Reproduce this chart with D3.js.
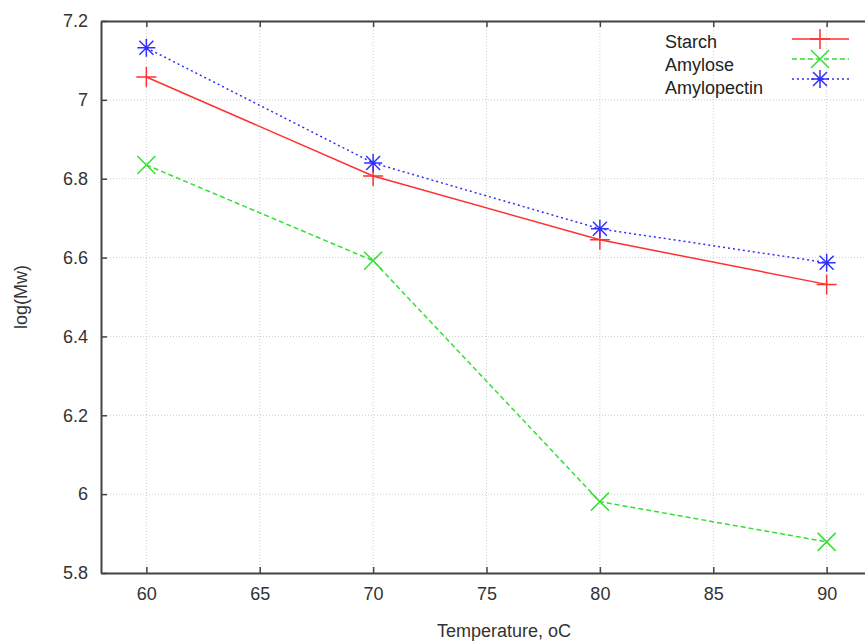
<!DOCTYPE html>
<html><head><meta charset="utf-8">
<script src="https://cdn.jsdelivr.net/npm/d3@7"></script>
<style>body{margin:0;background:#fff}text{font-family:"Liberation Sans",Arial,sans-serif}</style>
</head><body><svg id="c" width="865" height="642"></svg>
<script>
const temps = [60, 70, 80, 90];
const starch = [7.058, 6.807, 6.645, 6.532];
const amylose = [6.835, 6.592, 5.981, 5.879];
const amylopectin = [7.132, 6.840, 6.673, 6.587];
const xTicks = [60, 65, 70, 75, 80, 85, 90];
const yTicks = [5.8, 6, 6.2, 6.4, 6.6, 6.8, 7, 7.2];
const seriesNames = ["Starch", "Amylose", "Amylopectin"];
const seriesColors = ["#ff3030", "#33e033", "#3030ff"];

const svg = d3.select("#c");
const L = 101, T = 21, R = 872, B = 573;
const x = d3.scaleLinear().domain([58, 92]).range([L, R]);
const y = d3.scaleLinear().domain([5.8, 7.2]).range([B, T]);
const axisCol = "#444";
const FONT = "'Liberation Sans',Arial,sans-serif";

// grid
const g = svg.append("g");
xTicks.forEach(t => g.append("line").attr("x1", x(t)).attr("x2", x(t)).attr("y1", T).attr("y2", B)
  .attr("stroke", "#ccc").attr("stroke-width", 1).attr("stroke-dasharray", "1,2"));
yTicks.forEach(t => g.append("line").attr("x1", L).attr("x2", R).attr("y1", y(t)).attr("y2", y(t))
  .attr("stroke", "#ccc").attr("stroke-width", 1).attr("stroke-dasharray", "1,2"));

// axes
const ax = svg.append("g").attr("transform", `translate(0,${B})`)
  .call(d3.axisBottom(x).tickValues(xTicks).tickSizeInner(-6).tickSizeOuter(0).tickPadding(14));
const ay = svg.append("g").attr("transform", `translate(${L},0)`)
  .call(d3.axisLeft(y).tickValues(yTicks).tickFormat(d3.format("~g")).tickSizeInner(-6).tickSizeOuter(0).tickPadding(13));
const at = svg.append("g").attr("transform", `translate(0,${T})`)
  .call(d3.axisTop(x).tickValues(xTicks).tickSizeInner(-6).tickSizeOuter(0).tickFormat(""));
[ax, ay, at].forEach(a => {
  a.select(".domain").attr("stroke", axisCol).attr("stroke-width", 2);
  a.selectAll(".tick line").attr("stroke", axisCol).attr("stroke-width", 1.5);
  a.selectAll("text").attr("fill", "#333").style("font-size", "18px").style("font-family", FONT);
});

// titles
svg.append("text").attr("x", 504).attr("y", 637).attr("text-anchor", "middle")
  .attr("fill", "#333").style("font-size", "18px").text("Temperature, oC");
svg.append("text").attr("transform", "translate(27,297) rotate(-90)").attr("text-anchor", "middle")
  .attr("fill", "#333").style("font-size", "18px").text("log(Mw)");

// markers
function marker(sel, type, cx, cy, col) {
  const s = sel.append("g").attr("transform", `translate(${cx},${cy})`).attr("stroke", col).attr("stroke-width", 1.5).attr("fill", "none");
  if (type === 0) {
    s.append("path").attr("d", "M-10,0H10M0,-10V10");
  } else if (type === 1) {
    s.append("path").attr("d", "M-9,-9L9,9M-9,9L9,-9");
  } else {
    s.append("path").attr("d", "M-9,0H9M0,-9V9M-7,-7L7,7M-7,7L7,-7");
  }
}

const data = [starch, amylose, amylopectin];
const dashes = [null, "5,3", "2,3"];
const line = d3.line().x((d, i) => x(temps[i])).y(d => y(d));
data.forEach((vals, k) => {
  svg.append("path").datum(vals).attr("d", line).attr("fill", "none")
    .attr("stroke", seriesColors[k]).attr("stroke-width", 1.5).attr("stroke-dasharray", dashes[k]);
  vals.forEach((v, i) => marker(svg, k, x(temps[i]), y(v), seriesColors[k]));
});

// legend
const legTextY = [42, 65, 88];
const legLineY = [39, 59, 79];
seriesNames.forEach((n, k) => {
  svg.append("text").attr("x", 665).attr("y", legTextY[k] + 6).attr("fill", "#222").style("font-size", "18px").text(n);
  svg.append("line").attr("x1", 792).attr("x2", 849).attr("y1", legLineY[k]).attr("y2", legLineY[k])
    .attr("stroke", seriesColors[k]).attr("stroke-width", 1.5).attr("stroke-dasharray", dashes[k]);
  marker(svg, k, 820, legLineY[k], seriesColors[k]);
});
</script></body></html>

> [WHAT YOU WILL DO]: Extract all the data above exactly, excluding every picture.

> [FULL ANSWER]:
Reproduce this chart with D3.js.
<!DOCTYPE html>
<html><head><meta charset="utf-8">
<script src="https://cdn.jsdelivr.net/npm/d3@7"></script>
<style>body{margin:0;background:#fff}text{font-family:"Liberation Sans",Arial,sans-serif}</style>
</head><body><svg id="c" width="865" height="642"></svg>
<script>
const temps = [60, 70, 80, 90];
const starch = [7.058, 6.807, 6.645, 6.532];
const amylose = [6.835, 6.592, 5.981, 5.879];
const amylopectin = [7.132, 6.840, 6.673, 6.587];
const xTicks = [60, 65, 70, 75, 80, 85, 90];
const yTicks = [5.8, 6, 6.2, 6.4, 6.6, 6.8, 7, 7.2];
const seriesNames = ["Starch", "Amylose", "Amylopectin"];
const seriesColors = ["#ff3030", "#33e033", "#3030ff"];

const svg = d3.select("#c");
const L = 101, T = 21, R = 872, B = 573;
const x = d3.scaleLinear().domain([58, 92]).range([L, R]);
const y = d3.scaleLinear().domain([5.8, 7.2]).range([B, T]);
const axisCol = "#444";
const FONT = "'Liberation Sans',Arial,sans-serif";

// grid
const g = svg.append("g");
xTicks.forEach(t => g.append("line").attr("x1", x(t)).attr("x2", x(t)).attr("y1", T).attr("y2", B)
  .attr("stroke", "#ccc").attr("stroke-width", 1).attr("stroke-dasharray", "1,2"));
yTicks.forEach(t => g.append("line").attr("x1", L).attr("x2", R).attr("y1", y(t)).attr("y2", y(t))
  .attr("stroke", "#ccc").attr("stroke-width", 1).attr("stroke-dasharray", "1,2"));

// axes
const ax = svg.append("g").attr("transform", `translate(0,${B})`)
  .call(d3.axisBottom(x).tickValues(xTicks).tickSizeInner(-6).tickSizeOuter(0).tickPadding(14));
const ay = svg.append("g").attr("transform", `translate(${L},0)`)
  .call(d3.axisLeft(y).tickValues(yTicks).tickFormat(d3.format("~g")).tickSizeInner(-6).tickSizeOuter(0).tickPadding(13));
const at = svg.append("g").attr("transform", `translate(0,${T})`)
  .call(d3.axisTop(x).tickValues(xTicks).tickSizeInner(-6).tickSizeOuter(0).tickFormat(""));
[ax, ay, at].forEach(a => {
  a.select(".domain").attr("stroke", axisCol).attr("stroke-width", 2);
  a.selectAll(".tick line").attr("stroke", axisCol).attr("stroke-width", 1.5);
  a.selectAll("text").attr("fill", "#333").style("font-size", "18px").style("font-family", FONT);
});

// titles
svg.append("text").attr("x", 504).attr("y", 637).attr("text-anchor", "middle")
  .attr("fill", "#333").style("font-size", "18px").text("Temperature, oC");
svg.append("text").attr("transform", "translate(27,297) rotate(-90)").attr("text-anchor", "middle")
  .attr("fill", "#333").style("font-size", "18px").text("log(Mw)");

// markers
function marker(sel, type, cx, cy, col) {
  const s = sel.append("g").attr("transform", `translate(${cx},${cy})`).attr("stroke", col).attr("stroke-width", 1.5).attr("fill", "none");
  if (type === 0) {
    s.append("path").attr("d", "M-10,0H10M0,-10V10");
  } else if (type === 1) {
    s.append("path").attr("d", "M-9,-9L9,9M-9,9L9,-9");
  } else {
    s.append("path").attr("d", "M-9,0H9M0,-9V9M-7,-7L7,7M-7,7L7,-7");
  }
}

const data = [starch, amylose, amylopectin];
const dashes = [null, "5,3", "2,3"];
const line = d3.line().x((d, i) => x(temps[i])).y(d => y(d));
data.forEach((vals, k) => {
  svg.append("path").datum(vals).attr("d", line).attr("fill", "none")
    .attr("stroke", seriesColors[k]).attr("stroke-width", 1.5).attr("stroke-dasharray", dashes[k]);
  vals.forEach((v, i) => marker(svg, k, x(temps[i]), y(v), seriesColors[k]));
});

// legend
const legTextY = [42, 65, 88];
const legLineY = [39, 59, 79];
seriesNames.forEach((n, k) => {
  svg.append("text").attr("x", 665).attr("y", legTextY[k] + 6).attr("fill", "#222").style("font-size", "18px").text(n);
  svg.append("line").attr("x1", 792).attr("x2", 849).attr("y1", legLineY[k]).attr("y2", legLineY[k])
    .attr("stroke", seriesColors[k]).attr("stroke-width", 1.5).attr("stroke-dasharray", dashes[k]);
  marker(svg, k, 820, legLineY[k], seriesColors[k]);
});
</script></body></html>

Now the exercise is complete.